La escuelita
quedaba a unos veinte minutos a pie de mi casa, había que cruzar un puente raro,
recuerdo, debido a que St-Germain está constituido de varias colinas; era un
local estrecho sobre una calle principal que quedaba a la salida de la ciudad,
casi autopista. Por ahí pasaban rápidamente los autos, todos en dirección del supermercado
inmenso Carrefour. Bueno, vuelvo a la escuela: había en la entrada una salita
con una pared casi entera de vidrio, exhibiéndonos cuando caía la tarde hacia
el exterior ya que se iluminaba tal une vidriera. A su costado, la recepción
alta y angosta. Estaba ocupada por mi jefa al teléfono o sobre la compu. Detrás,
una biblioteca y a su derecha una sala grande, con una mesa oval alrededor de
la cual di muchas, muchas clases; entre las dos, una salita para pocos alumnos
o para oír grabaciones con sillones cómodos y relajantes.
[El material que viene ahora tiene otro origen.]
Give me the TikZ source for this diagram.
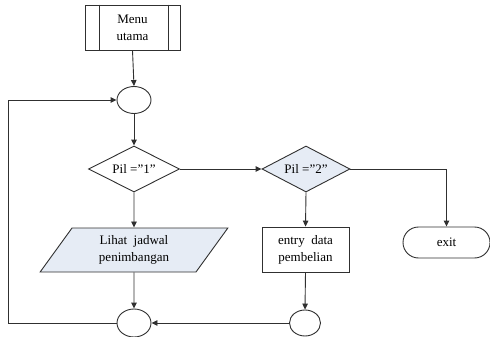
\documentclass[tikz,border=0pt]{standalone}
\usepackage{fontspec}
\setmainfont{Liberation Serif}
\usetikzlibrary{arrows.meta,shapes.geometric,shapes.misc,calc}
\definecolor{boxfill}{HTML}{E6ECF5}
\definecolor{edge}{HTML}{303030}
\begin{document}
\begin{tikzpicture}[x=1pt,y=-1pt,
  every node/.style={font=\fontsize{13}{17}\selectfont, align=center, inner sep=0pt, text=black},
  shapeline/.style={draw=edge, line width=0.9pt},
  joint/.style={shapeline, ellipse, fill=white},
  decision/.style={shapeline, diamond, aspect=2},
  flow/.style={draw=edge, line width=0.9pt, -{Triangle[length=6pt,width=5.5pt]}},
  plain/.style={draw=edge, line width=0.9pt}]
\useasboundingbox (0,0) rectangle (490,337);

% predefined process: main menu
\node[shapeline, rectangle, minimum width=95, minimum height=45] (menu) at (132.5,27.5) {Menu\\utama};
\draw[plain] ($(menu.north west)+(15,0)$) -- ($(menu.south west)+(15,0)$);
\draw[plain] ($(menu.north east)+(-12,0)$) -- ($(menu.south east)+(-12,0)$);

% connectors
\node[joint, minimum width=34, minimum height=27] (c1) at (134,100) {};
\node[joint, minimum width=34, minimum height=28] (c3) at (134,323) {};
\node[joint, minimum width=31, minimum height=26] (c4) at (305,323) {};

% decisions
\node[decision, minimum width=91, minimum height=46, fill=white] (d1) at (134,169) {Pil =''1''};
\node[decision, minimum width=88, minimum height=46, fill=boxfill] (d2) at (306,169) {Pil =''2''};

% input/output
\node[shapeline, trapezium, trapezium stretches=true, trapezium left angle=58, trapezium right angle=122,
      minimum width=188, minimum height=44, fill=boxfill] (para) at (134,250) {Lihat\ \ jadwal\\penimbangan};

% process
\node[shapeline, rectangle, minimum width=87, minimum height=45] (entry) at (305.5,249.5) {entry\ \ data\\pembelian};

% terminator
\node[shapeline, rounded rectangle, minimum width=87, minimum height=31] (exit) at (446.5,242.5) {exit};

\coordinate (lx) at (8,0);

\draw[flow] (menu.south) -- (c1.north);
\draw[flow] (c1.south) -- (d1.north);
\draw[flow] (d1.east) -- (d2.west);
\draw[flow] (d1.south) -- (para.north);
\draw[flow] (para.south) -- (c3.north);
\draw[flow] (d2.south) -- (entry.north);
\draw[flow] (entry.south) -- (c4.north);
\draw[flow] (d2.east) -| (exit.north);
\draw[flow] (c4.west) -- (c3.east);
\draw[flow] (c3.west) -- (c3.west -| lx) -- (c1.west -| lx) -- (c1.west);
\end{tikzpicture}
\end{document}
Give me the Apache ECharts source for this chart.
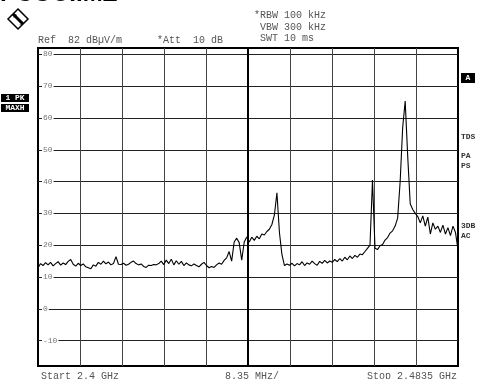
<!DOCTYPE html>
<html>
<head>
<meta charset="UTF-8">
<script src="https://cdn.jsdelivr.net/npm/echarts@6/dist/echarts.min.js"></script>
<style>
  body { margin: 0; padding: 0; background: #ffffff; }
  #chart { width: 480px; height: 379px; }
</style>
</head>
<body>
<div id="chart"></div>
<script>
// sweep settings (MHz, dBuV/m)
const startMHz = 2400;
const stopMHz = 2483.5;
const stepMHz = 0.5;
const refLevel = 82;
const bottomLevel = -18;

// graticule
const levelTicks = [80, 70, 60, 50, 40, 30, 20, 10, 0, -10];
const freqGrid = [2408.35, 2416.7, 2425.05, 2433.4, 2441.75, 2450.1, 2458.45, 2466.8, 2475.15];
const centreMHz = 2441.75;

// max-hold trace, one value per 0.5 MHz from 2400 MHz
const levels = [
  12.8, 14.2, 13.6, 14.5, 13.8, 14.6, 13.5, 14.2, 14.8, 13.7,
  14.4, 13.9, 14.9, 15.5, 14.0, 13.4, 14.3, 13.6, 14.1, 13.2,
  12.9, 12.6, 13.8, 13.4, 14.6, 14.0, 15.0, 14.1, 14.7, 13.8,
  14.2, 16.4, 14.0, 13.9, 14.3, 13.7, 14.0, 14.6, 15.0, 14.2,
  13.8, 14.1, 13.3, 13.0, 13.7, 13.6, 13.9, 13.8, 14.2, 15.0,
  13.9, 15.3, 14.2, 15.6, 13.8, 15.1, 14.0, 14.9, 13.6, 14.4,
  13.8, 13.5, 14.1, 13.6, 13.2, 14.0, 14.6, 13.6, 12.9, 13.3,
  13.0, 13.8, 14.4, 14.0, 15.2, 16.0, 18.0, 15.0, 21.0, 22.2,
  20.8, 15.3, 21.0, 22.6, 21.0, 22.5, 21.5, 22.8, 22.0, 23.5,
  23.2, 24.3, 25.0, 26.5, 29.5, 36.5, 24.0, 17.0, 13.6, 14.1,
  13.7, 14.3, 13.5, 14.2, 13.8, 14.8, 13.6, 14.4, 14.0, 15.0,
  14.2, 13.7, 14.9, 14.3, 15.2, 14.4, 15.0, 14.6, 15.5, 14.8,
  15.8, 15.0, 16.2, 15.4, 16.6, 15.8, 16.8, 16.2, 17.2, 17.0,
  18.0, 19.0, 20.0, 40.5, 19.0, 18.6, 19.8, 20.2, 21.6, 22.4,
  23.8, 24.5, 26.0, 28.5, 40.0, 57.0, 65.3, 48.0, 33.0, 31.2,
  30.0, 29.0, 27.0, 29.2, 26.0, 28.8, 23.5, 27.0, 25.0, 26.0,
  24.0, 26.3, 23.5, 25.5, 23.0, 26.0, 24.0, 18.5
];

const trace = levels.map((v, i) => [startMHz + i * stepMHz, v]);

const mono = '"Liberation Mono", "DejaVu Sans Mono", monospace';

function txt(x, y, text, opts) {
  opts = opts || {};
  return {
    type: 'text', x: x, y: y, silent: true, z: 20,
    style: {
      text: text,
      font: opts.font || ('10px ' + mono),
      fill: opts.fill || '#555',
      align: opts.align || 'left',
      verticalAlign: 'middle'
    }
  };
}

function tag(x, y, w, h, text) {
  return {
    type: 'group', x: x, y: y, z: 20, silent: true,
    children: [
      { type: 'rect', shape: { x: 0, y: 0, width: w, height: h }, style: { fill: '#000' } },
      { type: 'text', x: w / 2, y: h / 2, style: { text: text, font: 'bold 8px ' + mono, fill: '#fff', align: 'center', verticalAlign: 'middle' } }
    ]
  };
}

const chart = echarts.init(document.getElementById('chart'));

const option = {
  animation: false,
  backgroundColor: '#ffffff',
  grid: {
    left: 38, top: 48, width: 420, height: 318,
    show: true, borderColor: '#000', borderWidth: 2, backgroundColor: 'transparent'
  },
  xAxis: {
    type: 'value', min: startMHz, max: stopMHz,
    axisLine: { show: false }, axisTick: { show: false },
    axisLabel: { show: false }, splitLine: { show: false }
  },
  yAxis: {
    type: 'value', min: bottomLevel, max: refLevel, z: 10,
    axisLine: { show: false }, axisTick: { show: false },
    splitLine: { show: false },
    axisLabel: {
      inside: true, customValues: levelTicks, margin: 4,
      fontSize: 8, fontFamily: mono, color: '#777',
      backgroundColor: '#fff', padding: [0, 1]
    }
  },
  series: [{
    type: 'line',
    data: trace,
    showSymbol: false,
    lineStyle: { color: '#000', width: 1.1 },
    z: 5,
    markLine: {
      silent: true,
      symbol: ['none', 'none'],
      label: { show: false },
      lineStyle: { color: '#222', width: 1, type: 'solid' },
      data: levelTicks.map(v => ({ yAxis: v }))
        .concat(freqGrid.map(f => ({
          xAxis: f,
          lineStyle: { color: f === centreMHz ? '#000' : '#444', width: f === centreMHz ? 2 : 1, type: 'solid' }
        })))
    }
  }],
  graphic: [
    // page heading, cut off by the top edge
    txt(0, -6, 'PCOUIIMZ', { font: 'bold 24px "Liberation Sans", sans-serif', fill: '#000' }),
    // logo
    {
      type: 'group', x: 18, y: 19, z: 20, silent: true,
      children: [
        { type: 'polygon', shape: { points: [[0, -10], [10, 0], [0, 10], [-10, 0]] }, style: { fill: '#fff', stroke: '#000', lineWidth: 1.5 } },
        { type: 'line', shape: { x1: -5, y1: -5, x2: 5, y2: 5 }, style: { stroke: '#000', lineWidth: 3 } },
        { type: 'text', x: -3, y: -3, style: { text: 'R', font: '6px ' + mono, fill: '#000', align: 'center', verticalAlign: 'middle' } },
        { type: 'text', x: 3, y: 4, style: { text: 'S', font: '6px ' + mono, fill: '#000', align: 'center', verticalAlign: 'middle' } }
      ]
    },
    txt(38, 40, 'Ref  82 dB\u00b5V/m'),
    txt(157, 40, '*Att  10 dB'),
    txt(254, 15, '*RBW 100 kHz'),
    txt(260, 27, 'VBW 300 kHz'),
    txt(260, 38, 'SWT 10 ms'),
    txt(41, 376, 'Start 2.4 GHz'),
    txt(252, 376, '8.35 MHz/', { align: 'center' }),
    txt(457, 376, 'Stop 2.4835 GHz', { align: 'right' }),
    tag(1, 94, 28, 8, '1 PK'),
    tag(1, 104, 28, 8, 'MAXH'),
    tag(461, 73, 14, 10, 'A'),
    txt(461, 137, 'TDS', { font: 'bold 8px ' + mono, fill: '#333' }),
    txt(461, 156, 'PA', { font: 'bold 8px ' + mono, fill: '#333' }),
    txt(461, 166, 'PS', { font: 'bold 8px ' + mono, fill: '#333' }),
    txt(461, 226, '3DB', { font: 'bold 8px ' + mono, fill: '#333' }),
    txt(461, 236, 'AC', { font: 'bold 8px ' + mono, fill: '#333' })
  ]
};

chart.setOption(option);
</script>
</body>
</html>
La escuela tenía tres
aulas, estaba también el sótano, pero lo que la hacía vivir eran los contratos
corporativos donde los profesores iban a la empresa a enseñar a los jefes o a los
empleados. Trabajé varios años para Alex, la cual me daba libertad total de
planificar mis clases a mi manera, a mi ritmo y a la frecuencia que me
convenía. Enseñé a todo tipo de gente, jóvenes que preparaban exámenes; médicos
que quería perfeccionar el inglés; secretarias o empleadas buscando mejorar el
sueldo con un idioma más; profesores o jubilados aburridos buscando una
ocupación, algo divertido. Y eso intentábamos hacer: divertirnos. La última vez que
fui a Francia, en el 2017, me reuní con Alex en la escuela y hasta di un día de
clase a un grupo que tenía. Y ayer, me
acabo de enterar, cerró la escuela, la Covid terminó con ella. Alex, sola, echó
a la calle veinte años de trabajo, cargando bolsas de viejos papeles, objetos
acumulados, llenando la vereda de restos de charlas, aventuras, anécdotas, comentarios .Le guardo mucho cariño a aquel local, vacío ya.